We pulled data from Growth's KPI Grafana board from 2023-07-31 to 2023-08-28 (available here) for Section-Level and Article-Level suggestions. This timeframe was chosen because it should not be as much affected by the June/July slump in activity that we often see on the wikis. The end date is limited by the team shutting off image suggestions in late August (see T345188 for more information). This data range covers four whole weeks of data. While this dataset does not allow us to separate it by platform (desktop and mobile web), nor does it allow us more fine-grained user filtering, it was easily available and provides us with a reasonably good picture that's sufficient for this kind of analysis at this time.
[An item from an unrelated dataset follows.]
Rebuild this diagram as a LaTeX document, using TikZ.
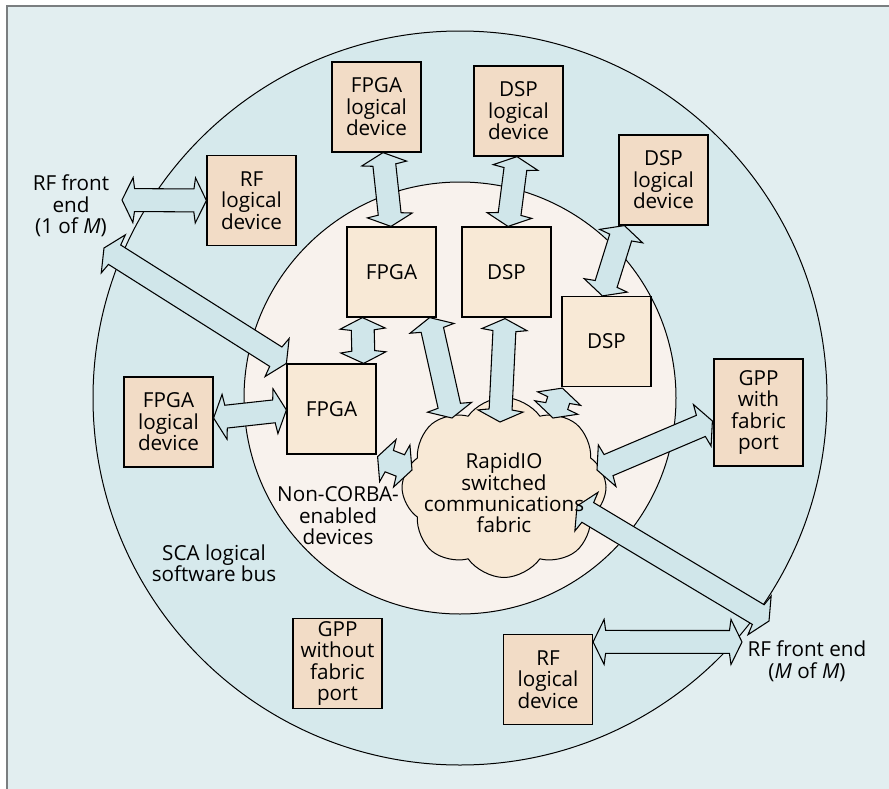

Using this dataset we get the overview of task activity shown in Table 1.
Task type | Task clicks | Saved edits | Reverts | Task completion rate | Revert rate |
---|---|---|---|---|---|
Section-level | 1.149 | 688 | 60 | 58,1% | 9,0% |
Article-level | 6.800 | 2.414 | 105 | 35,5% | 4,3% |
We see from the table that the task completion rate for section-level image suggestions is high, on par with Add a Link (ref) when that was released. This is likely because the section-level task is something users either choose themselves in the task selection dialogue, or choose to try out after being asked through the "Try a new task" dialogue that's part of Levelling Up. Those users are therefore likely already experienced editors and don't have too many issues with completing this task.
The revert rate for the section-level task is higher than the article-level task. We don't think this difference is cause for concern for two reasons. First, it might be harder to agree that an article is clearly improved by adding a section-level image compared to adding an article-level image. Secondly, articles suggested for section-level images already have a lead image, which might mean that they're also longer and have more contributors scrutinizing the edit.